"All I know...is if you don’t figure out something then you’ll just stay ordinary, and it doesn’t matter if it’s a work of art or a taco or a pair of socks! Just create something new and there it is! And it's you, out in the world, outside of you and you can look at it or hear it or read it or feel it and you know a little more about...you. A little bit more than anyone else does. Does that make any sense at all?"

Friday, February 26, 2010

17. Ghazals, Pt. 2.

I've already done an entry on Ghazals, but after having read some, and more importantly heard one--I might need to revise my previous "It could be cool" idea.

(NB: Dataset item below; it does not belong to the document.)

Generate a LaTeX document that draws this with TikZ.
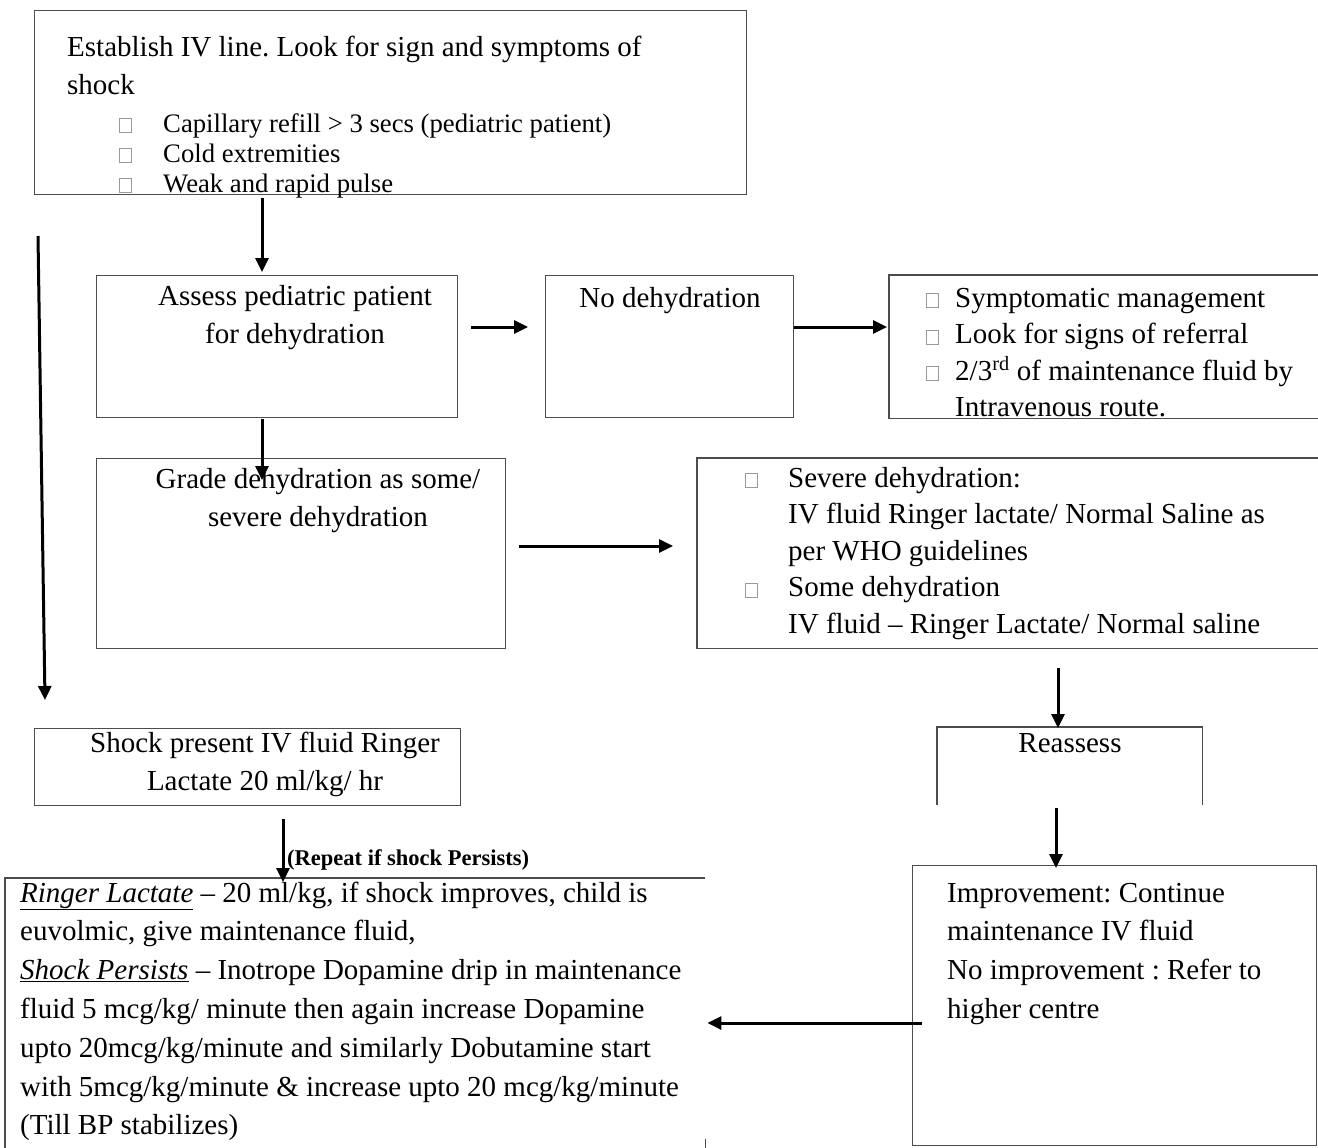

I love the concept behind it, but there are some things that just become too distracting in poetry, and I think that constant repetition is one of them. In the example I heard read aloud, the word was "erosion"...there are only so many times you can hear that before it gets a little redundent. Part of it is I have a lot more trouble comprehending poetry when I don't have a copy of it in front of me, but sometimes it gets to a point where you start to think "Wow, when is this going to end?" The anaphora example with the horses was another one of those, like we talked about in class.

I just think it's important you keep your reader's attention (maybe that's obvious, but it's true), and though using the same word in new and interesting ways is possible, I haven't really found a Ghazal yet that I've enjoyed. They just become redundent.

Separation from companions is unwise
Treading the path without light is unwise
If the throne and scepter have been your prize
Descent from prince to pauper is unwise.
For Beloved, the you in you is disguise
To focus on the you in you is unwise.
If once to heavenly abundance you rise
Desperation and impotence is unwise.
Hear the thief’s greedy and fearful cries
Fraudulent deception too is unwise.
Able-body, chains & shackles unties
Idleness of such a body is unwise.
Your foothold gone, your soul freely flies
Wingless & featherless flight is unwise;
Given wings, reach only for Godly skies
Flying away from God’s Will is unwise.
To you, phoenix, demise is mere lies
Phoenix running from fire is unwise.

I can appreciate elements of this... the different situations set up before "unwise," the fact that the actual lines keep my attention...until I reach the end. Because I know what word is coming. I like line breaks because you go to the next line and see a word that you didn't expcet; this is the exact opposite of that. And then, with this one, there's so much rhyme! It's just a big example of "expected" for me.

We all have forms we don't like...I guess this one is mine.